## THE TASK
Copy out the material below in full, but not its images.

## SOURCE MATERIAL
***
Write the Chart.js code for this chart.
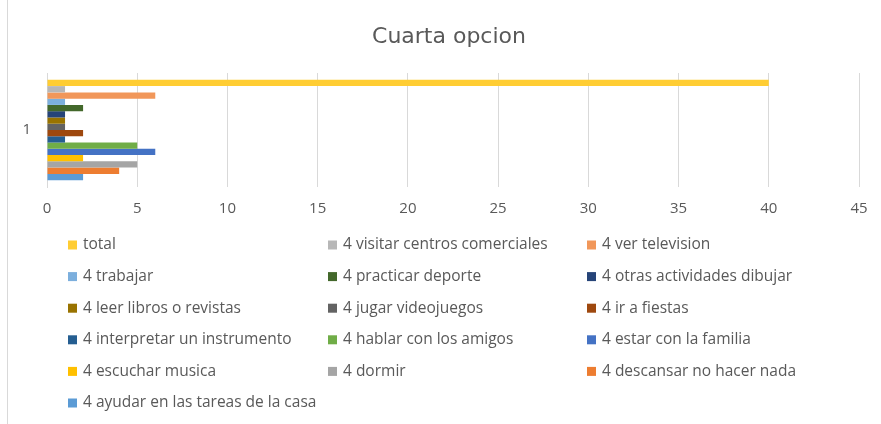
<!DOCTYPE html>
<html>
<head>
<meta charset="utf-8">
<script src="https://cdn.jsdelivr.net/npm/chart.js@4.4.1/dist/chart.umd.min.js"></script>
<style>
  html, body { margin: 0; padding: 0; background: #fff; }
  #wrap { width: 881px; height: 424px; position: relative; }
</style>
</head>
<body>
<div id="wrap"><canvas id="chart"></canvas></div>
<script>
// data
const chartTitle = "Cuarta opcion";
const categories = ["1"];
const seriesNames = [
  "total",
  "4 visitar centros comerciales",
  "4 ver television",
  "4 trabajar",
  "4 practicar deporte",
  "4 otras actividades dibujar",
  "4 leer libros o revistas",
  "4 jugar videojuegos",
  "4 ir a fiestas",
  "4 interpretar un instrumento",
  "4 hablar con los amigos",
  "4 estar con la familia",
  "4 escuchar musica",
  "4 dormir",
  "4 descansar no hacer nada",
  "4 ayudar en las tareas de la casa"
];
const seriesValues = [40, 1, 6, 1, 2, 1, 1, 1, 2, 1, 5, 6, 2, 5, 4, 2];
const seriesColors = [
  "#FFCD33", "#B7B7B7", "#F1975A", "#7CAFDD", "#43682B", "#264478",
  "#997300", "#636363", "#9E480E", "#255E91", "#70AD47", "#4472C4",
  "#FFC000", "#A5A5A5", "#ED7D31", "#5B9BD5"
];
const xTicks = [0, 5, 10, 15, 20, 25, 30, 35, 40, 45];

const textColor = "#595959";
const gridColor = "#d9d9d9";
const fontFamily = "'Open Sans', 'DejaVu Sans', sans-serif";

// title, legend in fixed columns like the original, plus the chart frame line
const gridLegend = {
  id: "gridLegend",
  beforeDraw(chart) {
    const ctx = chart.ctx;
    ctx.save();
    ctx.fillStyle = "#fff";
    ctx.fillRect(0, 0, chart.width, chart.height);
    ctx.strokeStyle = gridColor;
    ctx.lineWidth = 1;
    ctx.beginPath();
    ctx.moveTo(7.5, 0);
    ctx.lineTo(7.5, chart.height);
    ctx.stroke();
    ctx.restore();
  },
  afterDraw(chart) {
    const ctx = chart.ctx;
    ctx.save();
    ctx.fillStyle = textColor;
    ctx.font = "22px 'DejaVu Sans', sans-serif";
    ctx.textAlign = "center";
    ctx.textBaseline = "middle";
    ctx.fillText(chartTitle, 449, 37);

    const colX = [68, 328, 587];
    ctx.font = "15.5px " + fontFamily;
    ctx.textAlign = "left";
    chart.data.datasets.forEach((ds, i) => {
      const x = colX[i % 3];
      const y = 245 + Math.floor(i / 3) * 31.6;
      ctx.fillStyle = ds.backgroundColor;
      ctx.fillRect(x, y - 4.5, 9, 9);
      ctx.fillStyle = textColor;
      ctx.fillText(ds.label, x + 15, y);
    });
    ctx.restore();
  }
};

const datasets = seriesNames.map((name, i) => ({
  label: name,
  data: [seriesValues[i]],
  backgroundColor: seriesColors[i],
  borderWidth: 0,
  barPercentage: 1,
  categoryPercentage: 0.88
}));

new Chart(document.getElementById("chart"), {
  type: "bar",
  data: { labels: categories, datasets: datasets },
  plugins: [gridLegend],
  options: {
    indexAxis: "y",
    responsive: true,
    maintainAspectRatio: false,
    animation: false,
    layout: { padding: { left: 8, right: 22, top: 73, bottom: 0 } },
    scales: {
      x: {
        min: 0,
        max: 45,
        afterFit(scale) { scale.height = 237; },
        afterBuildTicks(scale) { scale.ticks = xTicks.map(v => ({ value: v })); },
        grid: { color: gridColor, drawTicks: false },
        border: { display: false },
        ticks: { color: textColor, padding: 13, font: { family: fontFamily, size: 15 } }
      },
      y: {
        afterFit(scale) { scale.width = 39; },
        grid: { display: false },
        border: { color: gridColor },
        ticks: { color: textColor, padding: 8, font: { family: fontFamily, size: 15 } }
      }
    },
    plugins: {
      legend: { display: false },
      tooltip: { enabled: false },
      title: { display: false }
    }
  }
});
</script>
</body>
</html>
***
## RESPONSE TO THIS TASK
Write the Chart.js code for this chart.
<!DOCTYPE html>
<html>
<head>
<meta charset="utf-8">
<script src="https://cdn.jsdelivr.net/npm/chart.js@4.4.1/dist/chart.umd.min.js"></script>
<style>
  html, body { margin: 0; padding: 0; background: #fff; }
  #wrap { width: 881px; height: 424px; position: relative; }
</style>
</head>
<body>
<div id="wrap"><canvas id="chart"></canvas></div>
<script>
// data
const chartTitle = "Cuarta opcion";
const categories = ["1"];
const seriesNames = [
  "total",
  "4 visitar centros comerciales",
  "4 ver television",
  "4 trabajar",
  "4 practicar deporte",
  "4 otras actividades dibujar",
  "4 leer libros o revistas",
  "4 jugar videojuegos",
  "4 ir a fiestas",
  "4 interpretar un instrumento",
  "4 hablar con los amigos",
  "4 estar con la familia",
  "4 escuchar musica",
  "4 dormir",
  "4 descansar no hacer nada",
  "4 ayudar en las tareas de la casa"
];
const seriesValues = [40, 1, 6, 1, 2, 1, 1, 1, 2, 1, 5, 6, 2, 5, 4, 2];
const seriesColors = [
  "#FFCD33", "#B7B7B7", "#F1975A", "#7CAFDD", "#43682B", "#264478",
  "#997300", "#636363", "#9E480E", "#255E91", "#70AD47", "#4472C4",
  "#FFC000", "#A5A5A5", "#ED7D31", "#5B9BD5"
];
const xTicks = [0, 5, 10, 15, 20, 25, 30, 35, 40, 45];

const textColor = "#595959";
const gridColor = "#d9d9d9";
const fontFamily = "'Open Sans', 'DejaVu Sans', sans-serif";

// title, legend in fixed columns like the original, plus the chart frame line
const gridLegend = {
  id: "gridLegend",
  beforeDraw(chart) {
    const ctx = chart.ctx;
    ctx.save();
    ctx.fillStyle = "#fff";
    ctx.fillRect(0, 0, chart.width, chart.height);
    ctx.strokeStyle = gridColor;
    ctx.lineWidth = 1;
    ctx.beginPath();
    ctx.moveTo(7.5, 0);
    ctx.lineTo(7.5, chart.height);
    ctx.stroke();
    ctx.restore();
  },
  afterDraw(chart) {
    const ctx = chart.ctx;
    ctx.save();
    ctx.fillStyle = textColor;
    ctx.font = "22px 'DejaVu Sans', sans-serif";
    ctx.textAlign = "center";
    ctx.textBaseline = "middle";
    ctx.fillText(chartTitle, 449, 37);

    const colX = [68, 328, 587];
    ctx.font = "15.5px " + fontFamily;
    ctx.textAlign = "left";
    chart.data.datasets.forEach((ds, i) => {
      const x = colX[i % 3];
      const y = 245 + Math.floor(i / 3) * 31.6;
      ctx.fillStyle = ds.backgroundColor;
      ctx.fillRect(x, y - 4.5, 9, 9);
      ctx.fillStyle = textColor;
      ctx.fillText(ds.label, x + 15, y);
    });
    ctx.restore();
  }
};

const datasets = seriesNames.map((name, i) => ({
  label: name,
  data: [seriesValues[i]],
  backgroundColor: seriesColors[i],
  borderWidth: 0,
  barPercentage: 1,
  categoryPercentage: 0.88
}));

new Chart(document.getElementById("chart"), {
  type: "bar",
  data: { labels: categories, datasets: datasets },
  plugins: [gridLegend],
  options: {
    indexAxis: "y",
    responsive: true,
    maintainAspectRatio: false,
    animation: false,
    layout: { padding: { left: 8, right: 22, top: 73, bottom: 0 } },
    scales: {
      x: {
        min: 0,
        max: 45,
        afterFit(scale) { scale.height = 237; },
        afterBuildTicks(scale) { scale.ticks = xTicks.map(v => ({ value: v })); },
        grid: { color: gridColor, drawTicks: false },
        border: { display: false },
        ticks: { color: textColor, padding: 13, font: { family: fontFamily, size: 15 } }
      },
      y: {
        afterFit(scale) { scale.width = 39; },
        grid: { display: false },
        border: { color: gridColor },
        ticks: { color: textColor, padding: 8, font: { family: fontFamily, size: 15 } }
      }
    },
    plugins: {
      legend: { display: false },
      tooltip: { enabled: false },
      title: { display: false }
    }
  }
});
</script>
</body>
</html>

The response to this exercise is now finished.